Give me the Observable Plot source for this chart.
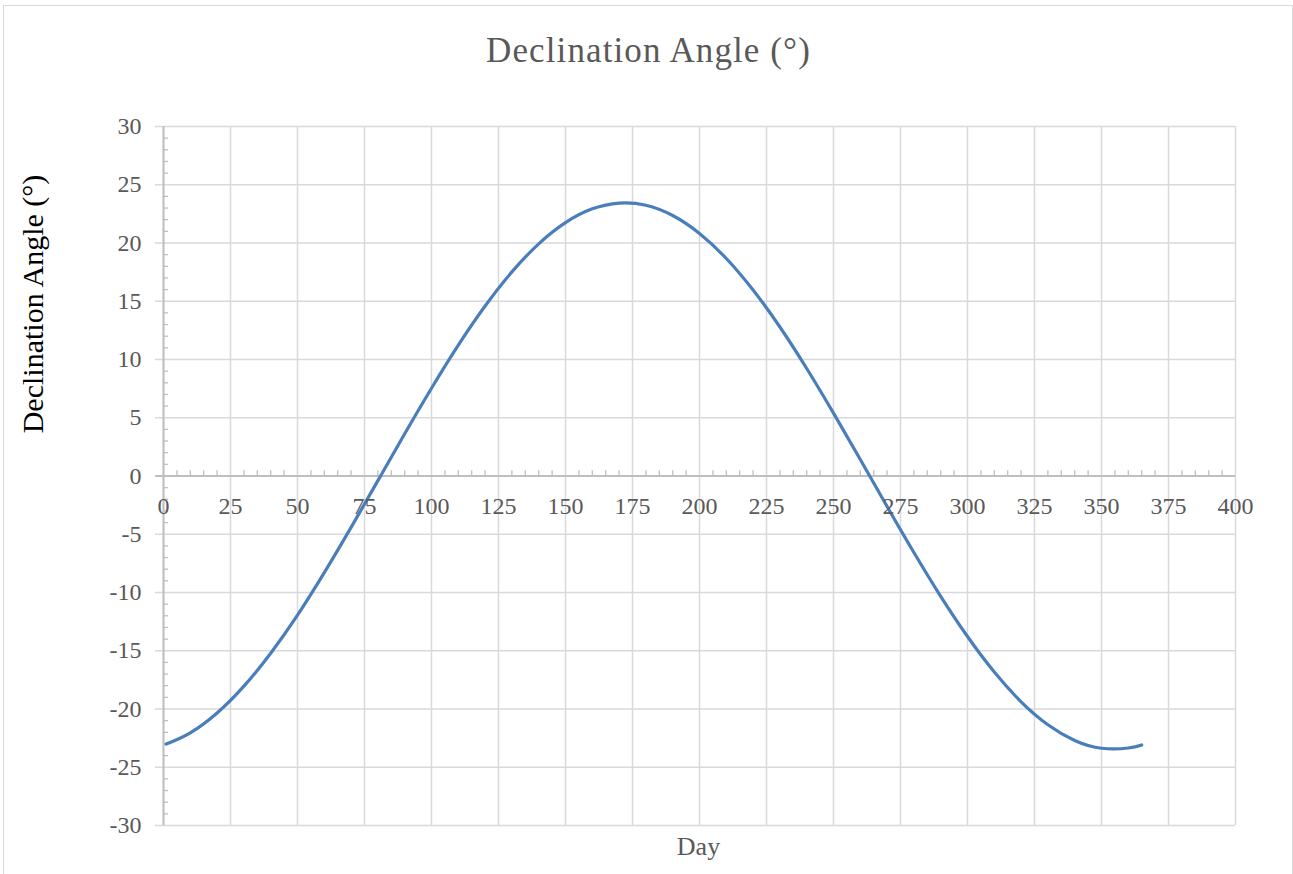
<!DOCTYPE html>
<html><head><meta charset="utf-8">
<script src="https://cdn.jsdelivr.net/npm/d3@7"></script>
<script src="https://cdn.jsdelivr.net/npm/@observablehq/plot@0.6"></script>
<style>
html,body{margin:0;padding:0;background:#fff;}
#wrap{position:relative;width:1293px;height:874px;overflow:hidden;}
#chart{position:absolute;left:0;top:0;}
#border{position:absolute;left:3px;top:5px;width:1290px;height:900px;border:1.5px solid #d9d9d9;box-sizing:border-box;pointer-events:none;}
</style></head>
<body><div id="wrap"><div id="chart"></div><div id="border"></div></div>
<script>
const days = [1, 10, 20, 30, 40, 50, 60, 70, 80, 90, 100, 110, 120, 130, 140, 150, 160, 170, 180, 190, 200, 210, 220, 230, 240, 250, 260, 270, 280, 290, 300, 310, 320, 330, 340, 350, 360, 365];
const declination = [-23.01, -22.04, -20.34, -18.04, -15.21, -11.94, -8.29, -4.41, -0.40, 3.62, 7.53, 11.23, 14.59, 17.52, 19.93, 21.75, 22.93, 23.43, 23.24, 22.36, 20.82, 18.67, 15.96, 12.79, 9.23, 5.40, 1.41, -2.62, -6.57, -10.33, -13.78, -16.83, -19.38, -21.35, -22.70, -23.37, -23.35, -23.09];
const xTicks = [0, 25, 50, 75, 100, 125, 150, 175, 200, 225, 250, 275, 300, 325, 350, 375, 400];
const xTickLabels = ["0", "25", "50", "75", "100", "125", "150", "175", "200", "225", "250", "275", "300", "325", "350", "375", "400"];
const yTicks = [-30, -25, -20, -15, -10, -5, 0, 5, 10, 15, 20, 25, 30];
const yTickLabels = ["-30", "-25", "-20", "-15", "-10", "-5", "0", "5", "10", "15", "20", "25", "30"];
const chartTitle = "Declination Angle (°)";
const yTitle = "Declination Angle (°)";
const xTitle = "Day";

const data = days.map((d, i) => ({day: d, value: declination[i]}));
const xTickData = xTicks.map((t, i) => ({t, label: xTickLabels[i]}));
const yTickData = yTicks.map((t, i) => ({t, label: yTickLabels[i]}));
const xMinor = d3.range(0, 401, 5).filter(v => v % 25 !== 0);
const yMinor = d3.range(-30, 31, 1).filter(v => v % 5 !== 0);

const GRID = "#d9d9d9", AXIS = "#bfbfbf", TXT = "#595959";
const serif = "Liberation Serif, Times New Roman, serif";

const plot = Plot.plot({
  width: 1293,
  height: 874,
  marginLeft: 163,
  marginRight: 58,
  marginTop: 126,
  marginBottom: 49,
  style: {background: "transparent", fontFamily: serif},
  x: {domain: [0, 400], axis: null},
  y: {domain: [-30, 30], axis: null},
  marks: [
    Plot.ruleX(xTicks, {stroke: GRID, strokeWidth: 1.5}),
    Plot.ruleY(yTicks, {x1: 0, x2: 400, stroke: GRID, strokeWidth: 1.5}),
    Plot.ruleY(yTicks, {x1: -3, x2: 0, stroke: GRID, strokeWidth: 1.5}),
    Plot.ruleY(yMinor, {x1: 0, x2: 1.9, stroke: AXIS, strokeWidth: 1.3}),
    Plot.ruleX(xMinor, {y1: 0, y2: 0.45, stroke: AXIS, strokeWidth: 1.3}),
    Plot.ruleX([0], {stroke: AXIS, strokeWidth: 2}),
    Plot.ruleY([0], {x1: -3, x2: 400, stroke: AXIS, strokeWidth: 2}),
    Plot.line(data, {x: "day", y: "value", stroke: "#4a7ebb", strokeWidth: 3.2, curve: "natural"}),
    Plot.text(yTickData, {x: 0, y: "t", text: "label", dx: -22, textAnchor: "end", fill: TXT, fontSize: 24, fontFamily: serif}),
    Plot.text(xTickData, {x: "t", y: 0, text: "label", dy: 30, fill: TXT, fontSize: 24, fontFamily: serif}),
    Plot.text([chartTitle], {frameAnchor: "top", textAnchor: "middle", lineAnchor: "middle", dx: -51, dy: -76, fill: TXT, fontSize: 35, fontFamily: serif}),
    Plot.text([yTitle], {frameAnchor: "left", textAnchor: "middle", lineAnchor: "middle", rotate: -90, dx: -130, dy: -172, fill: "#000", fontSize: 30, fontFamily: serif}),
    Plot.text([xTitle], {frameAnchor: "bottom", textAnchor: "middle", lineAnchor: "middle", dx: -1, dy: 21, fill: TXT, fontSize: 26, fontFamily: serif})
  ]
});
document.getElementById("chart").appendChild(plot);
d3.select(plot).selectAll("text").filter(function() { return this.textContent === chartTitle && !/rotate/.test(this.getAttribute("transform") || ""); }).style("letter-spacing", "1.1px");
</script>
</body></html>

------------------------------

**WHAT IS REQUIRED**
Omit the pictures and output all of the other material exactly.

**RIGHT ANSWER**
Give me the Observable Plot source for this chart.
<!DOCTYPE html>
<html><head><meta charset="utf-8">
<script src="https://cdn.jsdelivr.net/npm/d3@7"></script>
<script src="https://cdn.jsdelivr.net/npm/@observablehq/plot@0.6"></script>
<style>
html,body{margin:0;padding:0;background:#fff;}
#wrap{position:relative;width:1293px;height:874px;overflow:hidden;}
#chart{position:absolute;left:0;top:0;}
#border{position:absolute;left:3px;top:5px;width:1290px;height:900px;border:1.5px solid #d9d9d9;box-sizing:border-box;pointer-events:none;}
</style></head>
<body><div id="wrap"><div id="chart"></div><div id="border"></div></div>
<script>
const days = [1, 10, 20, 30, 40, 50, 60, 70, 80, 90, 100, 110, 120, 130, 140, 150, 160, 170, 180, 190, 200, 210, 220, 230, 240, 250, 260, 270, 280, 290, 300, 310, 320, 330, 340, 350, 360, 365];
const declination = [-23.01, -22.04, -20.34, -18.04, -15.21, -11.94, -8.29, -4.41, -0.40, 3.62, 7.53, 11.23, 14.59, 17.52, 19.93, 21.75, 22.93, 23.43, 23.24, 22.36, 20.82, 18.67, 15.96, 12.79, 9.23, 5.40, 1.41, -2.62, -6.57, -10.33, -13.78, -16.83, -19.38, -21.35, -22.70, -23.37, -23.35, -23.09];
const xTicks = [0, 25, 50, 75, 100, 125, 150, 175, 200, 225, 250, 275, 300, 325, 350, 375, 400];
const xTickLabels = ["0", "25", "50", "75", "100", "125", "150", "175", "200", "225", "250", "275", "300", "325", "350", "375", "400"];
const yTicks = [-30, -25, -20, -15, -10, -5, 0, 5, 10, 15, 20, 25, 30];
const yTickLabels = ["-30", "-25", "-20", "-15", "-10", "-5", "0", "5", "10", "15", "20", "25", "30"];
const chartTitle = "Declination Angle (°)";
const yTitle = "Declination Angle (°)";
const xTitle = "Day";

const data = days.map((d, i) => ({day: d, value: declination[i]}));
const xTickData = xTicks.map((t, i) => ({t, label: xTickLabels[i]}));
const yTickData = yTicks.map((t, i) => ({t, label: yTickLabels[i]}));
const xMinor = d3.range(0, 401, 5).filter(v => v % 25 !== 0);
const yMinor = d3.range(-30, 31, 1).filter(v => v % 5 !== 0);

const GRID = "#d9d9d9", AXIS = "#bfbfbf", TXT = "#595959";
const serif = "Liberation Serif, Times New Roman, serif";

const plot = Plot.plot({
  width: 1293,
  height: 874,
  marginLeft: 163,
  marginRight: 58,
  marginTop: 126,
  marginBottom: 49,
  style: {background: "transparent", fontFamily: serif},
  x: {domain: [0, 400], axis: null},
  y: {domain: [-30, 30], axis: null},
  marks: [
    Plot.ruleX(xTicks, {stroke: GRID, strokeWidth: 1.5}),
    Plot.ruleY(yTicks, {x1: 0, x2: 400, stroke: GRID, strokeWidth: 1.5}),
    Plot.ruleY(yTicks, {x1: -3, x2: 0, stroke: GRID, strokeWidth: 1.5}),
    Plot.ruleY(yMinor, {x1: 0, x2: 1.9, stroke: AXIS, strokeWidth: 1.3}),
    Plot.ruleX(xMinor, {y1: 0, y2: 0.45, stroke: AXIS, strokeWidth: 1.3}),
    Plot.ruleX([0], {stroke: AXIS, strokeWidth: 2}),
    Plot.ruleY([0], {x1: -3, x2: 400, stroke: AXIS, strokeWidth: 2}),
    Plot.line(data, {x: "day", y: "value", stroke: "#4a7ebb", strokeWidth: 3.2, curve: "natural"}),
    Plot.text(yTickData, {x: 0, y: "t", text: "label", dx: -22, textAnchor: "end", fill: TXT, fontSize: 24, fontFamily: serif}),
    Plot.text(xTickData, {x: "t", y: 0, text: "label", dy: 30, fill: TXT, fontSize: 24, fontFamily: serif}),
    Plot.text([chartTitle], {frameAnchor: "top", textAnchor: "middle", lineAnchor: "middle", dx: -51, dy: -76, fill: TXT, fontSize: 35, fontFamily: serif}),
    Plot.text([yTitle], {frameAnchor: "left", textAnchor: "middle", lineAnchor: "middle", rotate: -90, dx: -130, dy: -172, fill: "#000", fontSize: 30, fontFamily: serif}),
    Plot.text([xTitle], {frameAnchor: "bottom", textAnchor: "middle", lineAnchor: "middle", dx: -1, dy: 21, fill: TXT, fontSize: 26, fontFamily: serif})
  ]
});
document.getElementById("chart").appendChild(plot);
d3.select(plot).selectAll("text").filter(function() { return this.textContent === chartTitle && !/rotate/.test(this.getAttribute("transform") || ""); }).style("letter-spacing", "1.1px");
</script>
</body></html>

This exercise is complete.